Chua's father Welson on Sunday said
a UST official had proposed to bar from the school Michael Von
Rainard Manangbao, Eduardo Tabrilla, Paul Joseph Tan, and Patrick
Christopher Cruz pending the investigation of their alleged
involvement in Chua's murder.
But the school administration
would still have to conduct deliberations to determine if the four
students would be prohibited from attending class for a specified
period, a UST source told the INQUIRER.
The source said some
officials favored their exclusion, saying the four young men's
alleged involvement in the case had brought dishonor to UST.
Welson earlier urged school officials to ban the four to
prevent them from threatening fellow cadet officers who testified
against them.
Three witnesses, all members of the UST
Reserve Officers Training Corps, had executed affidavits before the
National Bureau of Investigation linking the four to the abduction
and killing of Chua last March.
Chua was 19. He was also an
ROTC cadet.
Welson last Friday told INQUIRER that one of the
witnesses told him the witness and the suspects were part of a
kidnap-for-ransom group formed two years ago.
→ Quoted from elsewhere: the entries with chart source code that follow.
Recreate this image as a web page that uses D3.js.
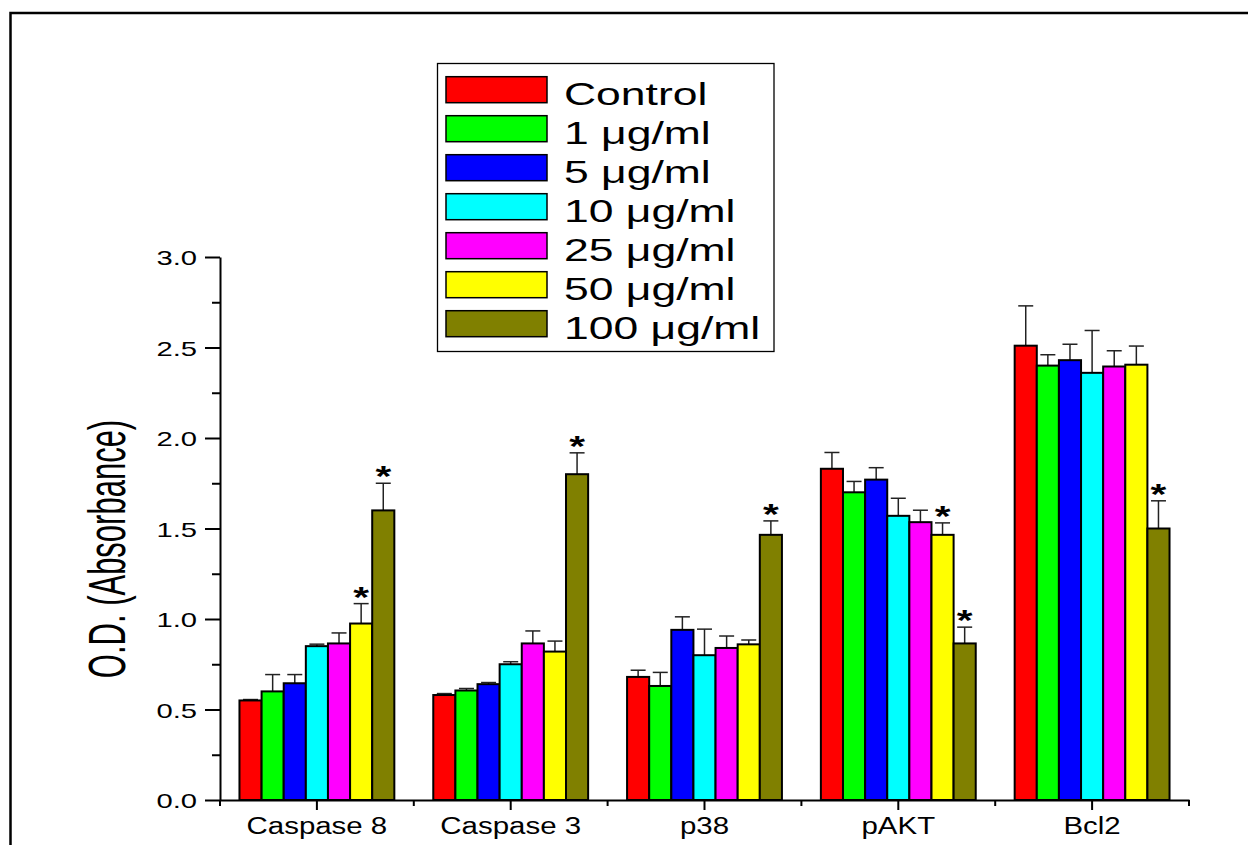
<!DOCTYPE html>
<html>
<head>
<meta charset="utf-8">
<script src="https://d3js.org/d3.v7.min.js"></script>
<style>
  body { margin: 0; background: #fff; }
  text { font-family: "Liberation Sans", Arial, sans-serif; fill: #000; }
</style>
</head>
<body>
<div id="viz"></div>
<script>
var width = 1248,
    height = 845;

var categories = ["Caspase 8", "Caspase 3", "p38", "pAKT", "Bcl2"];
var series = ["Control", "1 \u03bcg/ml", "5 \u03bcg/ml", "10 \u03bcg/ml", "25 \u03bcg/ml", "50 \u03bcg/ml", "100 \u03bcg/ml"];
var colors = ["#ff0000", "#00ff00", "#0000ff", "#00ffff", "#ff00ff", "#ffff00", "#808000"];

// mean O.D. per series, one value per category
var control = [0.55, 0.58, 0.68, 1.83, 2.51];
var ug1     = [0.60, 0.605, 0.63, 1.70, 2.40];
var ug5     = [0.645, 0.64, 0.94, 1.77, 2.43];
var ug10    = [0.85, 0.75, 0.80, 1.57, 2.36];
var ug25    = [0.865, 0.865, 0.84, 1.535, 2.395];
var ug50    = [0.975, 0.82, 0.86, 1.465, 2.405];
var ug100   = [1.60, 1.80, 1.465, 0.865, 1.50];

// upper error (SD)
var control_err = [0.005, 0.008, 0.037, 0.09, 0.22];
var ug1_err     = [0.093, 0.011, 0.075, 0.06, 0.06];
var ug5_err     = [0.048, 0.009, 0.072, 0.066, 0.088];
var ug10_err    = [0.011, 0.014, 0.144, 0.097, 0.234];
var ug25_err    = [0.058, 0.069, 0.066, 0.066, 0.087];
var ug50_err    = [0.11, 0.058, 0.024, 0.066, 0.103];
var ug100_err   = [0.15, 0.118, 0.077, 0.09, 0.153];

// significant bars: [category index, series index]
var stars = [[0, 5], [0, 6], [1, 6], [2, 6], [3, 5], [3, 6], [4, 6]];

var yMajor = [0, 0.5, 1.0, 1.5, 2.0, 2.5, 3.0];
var yMinor = [0.25, 0.75, 1.25, 1.75, 2.25, 2.75];

var values = [control, ug1, ug5, ug10, ug25, ug50, ug100];
var errors = [control_err, ug1_err, ug5_err, ug10_err, ug25_err, ug50_err, ug100_err];

var data = [];
categories.forEach(function(c, ci) {
  series.forEach(function(s, si) {
    data.push({cat: c, ser: s, si: si, value: values[si][ci], err: errors[si][ci],
      star: stars.some(function(p) { return p[0] === ci && p[1] === si; })});
  });
});

var x0 = d3.scaleBand()
  .domain(categories)
  .range([220, 1189]);

var x1 = d3.scaleBand()
  .domain(series)
  .range([0, x0.bandwidth()])
  .paddingOuter(0.88);

var y = d3.scaleLinear()
  .domain([0, 3])
  .range([800, 257]);

var color = d3.scaleOrdinal().domain(series).range(colors);

var svg = d3.select('#viz').append('svg')
  .attr('width', width)
  .attr('height', height);

// outer frame (top and left only visible)
svg.append('path')
  .attr('d', 'M10.5,' + height + 'V13H' + width)
  .attr('fill', 'none')
  .attr('stroke', '#000')
  .attr('stroke-width', 2.5);

// bars
var bar = svg.append('g').selectAll('g')
  .data(data)
  .join('g')
  .attr('transform', d => 'translate(' + (x0(d.cat) + x1(d.ser)) + ',0)');

bar.append('line')
  .attr('x1', x1.bandwidth() / 2)
  .attr('x2', x1.bandwidth() / 2)
  .attr('y1', d => y(d.value))
  .attr('y2', d => y(d.value + d.err))
  .attr('stroke', '#222')
  .attr('stroke-width', 1.5);

bar.append('line')
  .attr('x1', x1.bandwidth() / 2 - 7.5)
  .attr('x2', x1.bandwidth() / 2 + 7.5)
  .attr('y1', d => y(d.value + d.err))
  .attr('y2', d => y(d.value + d.err))
  .attr('stroke', '#222')
  .attr('stroke-width', 1.5);

bar.append('rect')
  .attr('y', d => y(d.value))
  .attr('width', x1.bandwidth())
  .attr('height', d => y(0) - y(d.value))
  .attr('fill', d => color(d.ser))
  .attr('stroke', '#000')
  .attr('stroke-width', 2);

bar.filter(d => d.star).append('text')
  .attr('transform', d => 'translate(' + (x1.bandwidth() / 2) + ',' + (y(d.value + d.err) + 3) + ') scale(1.35,1)')
  .attr('text-anchor', 'middle')
  .attr('font-size', 30)
  .attr('font-weight', 'bold')
  .text('*');

// y axis
var yAxis = svg.append('g')
  .attr('transform', 'translate(220,0)')
  .call(d3.axisLeft(y).tickValues(yMajor).tickSize(15).tickSizeOuter(0).tickFormat(d3.format('.1f')));

yAxis.select('.domain').attr('stroke-width', 2);
yAxis.selectAll('.tick line').attr('stroke-width', 2);
yAxis.selectAll('.tick text')
  .attr('x', null)
  .attr('dy', '0.36em')
  .attr('font-size', 21)
  .attr('font-family', null)
  .attr('transform', 'translate(-23,0) scale(1.39,1)');

svg.append('g')
  .attr('transform', 'translate(220,0)')
  .call(d3.axisLeft(y).tickValues(yMinor).tickSize(8).tickFormat(''))
  .call(g => g.select('.domain').remove())
  .selectAll('.tick line').attr('stroke-width', 2);

// x axis
var xAxis = svg.append('g')
  .attr('transform', 'translate(0,800)')
  .call(d3.axisBottom(x0).tickSize(10).tickSizeOuter(0));

xAxis.select('.domain').attr('stroke-width', 2);
xAxis.selectAll('.tick line').attr('stroke-width', 2);
xAxis.selectAll('.tick text')
  .attr('y', null)
  .attr('dy', null)
  .attr('font-size', 23)
  .attr('font-family', null)
  .attr('transform', 'translate(0,34) scale(1.28,1)');

// small ticks at the group boundaries
xAxis.selectAll('.edge')
  .data(categories.map(c => x0(c)).concat([x0.range()[1]]))
  .join('line')
  .attr('class', 'edge')
  .attr('x1', d => d)
  .attr('x2', d => d)
  .attr('y1', 0)
  .attr('y2', 6)
  .attr('stroke', '#000')
  .attr('stroke-width', 2);

// y title
svg.append('text')
  .attr('transform', 'translate(125,549) rotate(-90) scale(1,1.66)')
  .attr('text-anchor', 'middle')
  .attr('font-size', 31)
  .text('O.D. (Absorbance)');

// legend
var legend = svg.append('g')
  .attr('class', 'chart__legend');

legend.append('rect')
  .attr('x', 437.5)
  .attr('y', 63.5)
  .attr('width', 336.5)
  .attr('height', 288)
  .attr('fill', '#fff')
  .attr('stroke', '#000')
  .attr('stroke-width', 1.3);

var item = legend.selectAll('.item')
  .data(series)
  .join('g')
  .attr('class', 'item')
  .attr('transform', (d, i) => 'translate(446,' + (76.7 + i * 39) + ')');

item.append('rect')
  .attr('width', 101)
  .attr('height', 26)
  .attr('fill', d => color(d))
  .attr('stroke', '#000')
  .attr('stroke-width', 1.5);

item.append('text')
  .attr('transform', 'translate(118,28) scale(1.39,1)')
  .attr('font-size', 32)
  .text(d => d);
</script>
</body>
</html>
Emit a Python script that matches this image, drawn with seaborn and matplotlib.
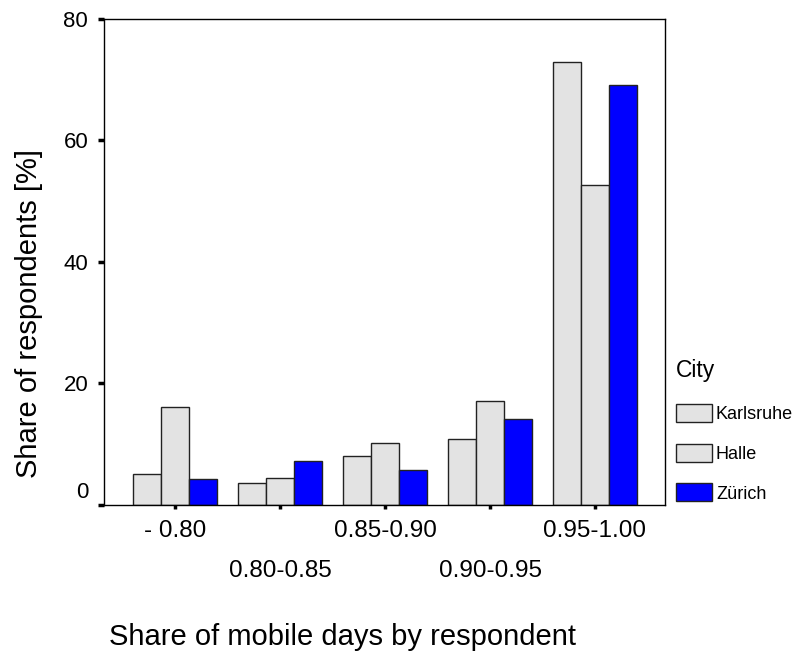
import matplotlib
matplotlib.use("Agg")
import matplotlib.pyplot as plt
import matplotlib.transforms as mtransforms
import seaborn as sns
import pandas as pd

# Share of respondents per class of mobile days, by city
categories = ["- 0.80", "0.80-0.85", "0.85-0.90", "0.90-0.95", "0.95-1.00"]
cities = ["Karlsruhe", "Halle", "Zürich"]
karlsruhe = [5.0, 3.5, 8.0, 10.8, 72.9]
halle = [16.1, 4.3, 10.1, 17.1, 52.6]
zurich = [4.15, 7.2, 5.7, 14.1, 69.1]
y_ticks = [0, 20, 40, 60, 80]

df = pd.DataFrame({
    "cat": categories * 3,
    "city": [c for c in cities for _ in categories],
    "share": karlsruhe + halle + zurich,
})

sns.set_theme(style="white")
plt.rcParams["font.family"] = ["Liberation Sans", "DejaVu Sans"]
for key in ["text.color", "axes.labelcolor", "xtick.color", "ytick.color"]:
    plt.rcParams[key] = "black"

fig = plt.figure(figsize=(8.08, 6.58), dpi=100)
ax = fig.add_axes([103.5 / 808, 1 - 504.5 / 658, 561.5 / 808, 485.5 / 658])

palette = {"Karlsruhe": "#e3e3e3", "Halle": "#e3e3e3", "Zürich": "#0000ff"}
sns.barplot(data=df, x="cat", y="share", hue="city", order=categories,
            hue_order=cities, palette=palette, width=0.80, gap=0,
            edgecolor="#222222", linewidth=1.0, saturation=1, ax=ax)

ax.set_xlim(-0.683, 4.667)
ax.set_ylim(0, 80)
ax.set_yticks(y_ticks)
ax.set_yticklabels([str(v) for v in y_ticks], fontsize=16)
ax.set_xticks(range(len(categories)))
ax.set_xticklabels(categories, fontsize=17.5)

for s in ax.spines.values():
    s.set_visible(True)
    s.set_color("black")
    s.set_linewidth(1.0)

ax.tick_params(axis="y", left=True, direction="out", length=4, width=2.5,
               color="black", pad=7)
ax.tick_params(axis="x", bottom=True, direction="out", length=3, width=2.5,
               color="black", pad=8)
for i, t in enumerate(ax.xaxis.get_major_ticks()):
    if i % 2 == 1:
        t.set_pad(37)

# the zero label sits a little above its tick
zero_lbl = ax.get_yticklabels()[0]
zero_lbl.set_transform(zero_lbl.get_transform()
                       + mtransforms.ScaledTranslation(0, 0.14, fig.dpi_scale_trans))

ax.set_ylabel("Share of respondents [%]", fontsize=21)
ax.yaxis.set_label_coords(-0.132, 0.394)
ax.yaxis.label.set_va("center")
ax.set_xlabel("Share of mobile days by respondent", fontsize=21)
ax.xaxis.set_label_coords(0.425, -0.273)
ax.xaxis.label.set_va("center")

leg = ax.legend(title="City", loc="lower left", bbox_to_anchor=(1.02, 0.004),
                frameon=False, fontsize=13, title_fontsize=16.5,
                handlelength=2.0, handleheight=1.15, labelspacing=1.15,
                handletextpad=0.2, borderaxespad=0.0, borderpad=0.0,
                alignment="left")
leg._legend_box.sep = 16
for h in leg.legend_handles:
    h.set_edgecolor("#222222")
    h.set_linewidth(1.0)

fig.savefig("out.png", dpi=100)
This group abducted
and killed the younger Chua last March 15, Welson said, quoting the
witness.
The slain cadet's father said UST officials had
offered a home study program for the witnesses or to house them on
campus during the semester for security reasons.
In their
affidavits, the witnesses said that on the night Chua was abducted,
they saw the suspects in the UST ROTC office conducting a supposed
"initiation rite" on a man who was hog-tied and whose head was
wrapped with packing tape.
Three days later, Chua's body was
found floating in the Pasig River. His head was wrapped in packing
tape. His hands and feet were tied with black shoelaces.
Chua was murdered after he exposed alleged anomalies in
UST's ROTC program.
His revelations led to the relief of UST
ROTC commandant Maj. Demy Tejares and his staff. It also triggered a
campaign to abolish the student military program.